The research team, from Rensselaer Polytechnic Institute (RPI), Troy, NY, hopes to create a commercially viable, durable, and low-embodied-carbon insulated siding product in a three-year program financed with a $1.5 million grant from the Buildings Energy Efficiency Frontiers and Innovation Technologies (BENEFIT) program of the U.S. Department of Energy (DOE).

RPI faculty will work with industry partners in creating a Hemp Retrofit Structural Insulated Panel (HeRS) designed to lower heating and cooling costs for homeowners that is easy to install.

HeRS will use a dense mat of hemp wool fibers bonded with a recycled binder that has a similar form factor and attachment method to existing siding materials, according to an RPI press release. The finished product will have a minimum R-5 thermal performance to reduce heating, ventilation, and air conditioning energy use by 15%-25%.

Economic potential

“By utilizing this versatile and renewable crop in building materials, we can create a building retrofit product that will not only be beneficial for homeowners and the environment but also has the potential to jumpstart regional circular economies throughout the United States based on renewable materials,” said Alexandros Tsamis, associate director of the Center for Architecture, Science and Ecology at Rensselaer who is leading the project.
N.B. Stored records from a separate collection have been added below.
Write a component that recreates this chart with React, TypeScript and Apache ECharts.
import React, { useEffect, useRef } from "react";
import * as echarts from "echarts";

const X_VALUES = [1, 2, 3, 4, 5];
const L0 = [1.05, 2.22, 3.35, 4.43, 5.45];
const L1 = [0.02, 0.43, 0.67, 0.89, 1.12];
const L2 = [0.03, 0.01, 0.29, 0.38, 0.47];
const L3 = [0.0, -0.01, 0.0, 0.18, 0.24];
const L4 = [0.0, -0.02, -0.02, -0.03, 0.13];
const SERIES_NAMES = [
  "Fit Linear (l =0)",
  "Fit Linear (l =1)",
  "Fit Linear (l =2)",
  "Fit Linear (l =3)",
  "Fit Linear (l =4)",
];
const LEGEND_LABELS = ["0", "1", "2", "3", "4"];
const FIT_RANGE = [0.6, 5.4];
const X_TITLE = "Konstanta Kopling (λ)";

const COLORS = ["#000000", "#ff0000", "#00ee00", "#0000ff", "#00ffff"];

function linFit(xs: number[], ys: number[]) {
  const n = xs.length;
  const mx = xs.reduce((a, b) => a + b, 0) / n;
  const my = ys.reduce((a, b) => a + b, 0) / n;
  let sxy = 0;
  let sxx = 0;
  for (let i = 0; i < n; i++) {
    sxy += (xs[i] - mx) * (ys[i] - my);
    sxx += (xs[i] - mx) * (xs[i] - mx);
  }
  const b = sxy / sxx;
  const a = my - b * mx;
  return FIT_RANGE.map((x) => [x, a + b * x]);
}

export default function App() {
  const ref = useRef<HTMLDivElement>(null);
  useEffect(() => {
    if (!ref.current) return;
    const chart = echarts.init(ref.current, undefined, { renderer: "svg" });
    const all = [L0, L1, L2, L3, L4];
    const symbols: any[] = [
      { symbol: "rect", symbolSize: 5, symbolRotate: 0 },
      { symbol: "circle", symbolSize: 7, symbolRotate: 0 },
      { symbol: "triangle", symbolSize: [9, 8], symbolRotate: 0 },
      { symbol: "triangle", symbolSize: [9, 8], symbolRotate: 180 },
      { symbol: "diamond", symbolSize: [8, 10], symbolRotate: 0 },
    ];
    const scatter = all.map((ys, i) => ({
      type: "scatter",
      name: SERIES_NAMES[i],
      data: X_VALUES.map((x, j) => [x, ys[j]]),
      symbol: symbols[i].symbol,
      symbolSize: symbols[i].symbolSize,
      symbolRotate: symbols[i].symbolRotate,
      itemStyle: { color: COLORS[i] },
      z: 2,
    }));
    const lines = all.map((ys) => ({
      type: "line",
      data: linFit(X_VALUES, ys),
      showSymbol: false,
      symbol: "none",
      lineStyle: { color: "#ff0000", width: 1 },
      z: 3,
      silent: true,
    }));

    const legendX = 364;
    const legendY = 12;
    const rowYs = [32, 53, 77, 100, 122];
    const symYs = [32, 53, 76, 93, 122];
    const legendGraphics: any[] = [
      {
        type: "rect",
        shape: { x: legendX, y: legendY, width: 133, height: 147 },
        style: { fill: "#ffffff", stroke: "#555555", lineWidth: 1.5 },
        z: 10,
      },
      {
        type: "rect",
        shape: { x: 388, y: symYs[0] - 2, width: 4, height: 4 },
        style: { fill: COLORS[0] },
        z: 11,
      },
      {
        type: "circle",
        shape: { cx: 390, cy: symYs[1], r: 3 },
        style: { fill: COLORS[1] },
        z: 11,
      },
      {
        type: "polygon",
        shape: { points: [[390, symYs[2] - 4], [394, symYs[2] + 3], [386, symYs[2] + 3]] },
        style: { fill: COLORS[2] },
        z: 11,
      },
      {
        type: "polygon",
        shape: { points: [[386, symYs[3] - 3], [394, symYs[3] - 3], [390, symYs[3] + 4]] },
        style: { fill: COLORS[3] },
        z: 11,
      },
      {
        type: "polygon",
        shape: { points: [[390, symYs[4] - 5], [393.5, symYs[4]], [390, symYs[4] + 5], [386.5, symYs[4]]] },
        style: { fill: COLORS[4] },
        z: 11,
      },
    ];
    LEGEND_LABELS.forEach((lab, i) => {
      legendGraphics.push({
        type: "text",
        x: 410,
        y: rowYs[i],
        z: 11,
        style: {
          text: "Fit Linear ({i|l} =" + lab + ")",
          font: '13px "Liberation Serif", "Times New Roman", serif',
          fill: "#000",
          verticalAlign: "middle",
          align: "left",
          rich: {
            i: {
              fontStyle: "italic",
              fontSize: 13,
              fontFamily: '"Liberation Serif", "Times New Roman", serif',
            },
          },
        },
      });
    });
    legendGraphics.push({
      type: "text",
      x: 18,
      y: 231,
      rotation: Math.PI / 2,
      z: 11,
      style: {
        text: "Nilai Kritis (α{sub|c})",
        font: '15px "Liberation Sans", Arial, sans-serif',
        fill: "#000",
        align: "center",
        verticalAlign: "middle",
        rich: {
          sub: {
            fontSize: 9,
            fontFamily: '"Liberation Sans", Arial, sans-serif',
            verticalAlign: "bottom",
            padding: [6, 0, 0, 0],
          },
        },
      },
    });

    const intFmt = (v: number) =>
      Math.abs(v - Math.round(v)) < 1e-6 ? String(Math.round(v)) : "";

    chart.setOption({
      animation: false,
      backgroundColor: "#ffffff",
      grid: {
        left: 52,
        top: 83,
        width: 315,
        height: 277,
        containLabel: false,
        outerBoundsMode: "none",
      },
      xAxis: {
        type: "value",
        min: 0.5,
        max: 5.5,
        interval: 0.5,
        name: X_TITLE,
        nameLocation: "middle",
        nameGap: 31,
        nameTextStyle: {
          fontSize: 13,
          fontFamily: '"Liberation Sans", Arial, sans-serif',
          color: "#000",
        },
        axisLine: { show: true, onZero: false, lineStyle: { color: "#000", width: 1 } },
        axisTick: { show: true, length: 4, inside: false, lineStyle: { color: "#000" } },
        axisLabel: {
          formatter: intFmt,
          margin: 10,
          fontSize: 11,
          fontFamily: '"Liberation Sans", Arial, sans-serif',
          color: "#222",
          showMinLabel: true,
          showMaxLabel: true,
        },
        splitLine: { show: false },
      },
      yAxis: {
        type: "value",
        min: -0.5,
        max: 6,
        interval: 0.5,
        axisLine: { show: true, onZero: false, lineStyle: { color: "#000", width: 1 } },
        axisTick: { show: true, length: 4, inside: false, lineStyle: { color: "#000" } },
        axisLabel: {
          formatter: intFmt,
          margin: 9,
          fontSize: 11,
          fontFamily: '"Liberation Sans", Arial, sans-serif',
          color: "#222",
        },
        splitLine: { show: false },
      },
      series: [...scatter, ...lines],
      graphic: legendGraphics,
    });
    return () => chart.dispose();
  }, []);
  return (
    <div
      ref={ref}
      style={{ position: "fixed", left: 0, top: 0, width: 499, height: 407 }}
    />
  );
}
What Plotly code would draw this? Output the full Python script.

According to the DOE, residential buildings account for 60% of the total built surface area, with over two-thirds of those dwellings being single-family homes.

Part of the Seed to City hemp initiative at RPI, the hemp siding project stems from previous research from Tsamis and Daniel Walczyk, a professor of mechanical engineering, on the use of natural fibers as a resource for sustainable construction, such as hemp in rebar.

In addition to creating the design and manufacturing plans for the siding, the research team will conduct a viability study for supply chains that will demonstrate how quantities of hemp fiber produced in the United States can be effectively integrated into the production line of HeRS.

Industry partners

Industry partners on the project are Durasip, a Texas composites producer; Idaho-based hemp building materials maker Hempitecture; and Introba, Oakland, California, a designer of housing systems, according to the press release. 

BENEFIT funding from the DOE supports the government-wide approach to the climate crisis by helping buildings to improve their energy efficiency and demand flexibility in a cost-effective and equitable manner. The winning projects were chosen through a competitive selection process that rigorously evaluated applications on their technical merit.

The award is issued through the DOE’s Office of Energy Efficiency and Renewable Energy, which has a mission to accelerate the research, development, demonstration, and deployment of technologies and solutions to transition to net-zero greenhouse gas emissions economy-wide by no later than 2050.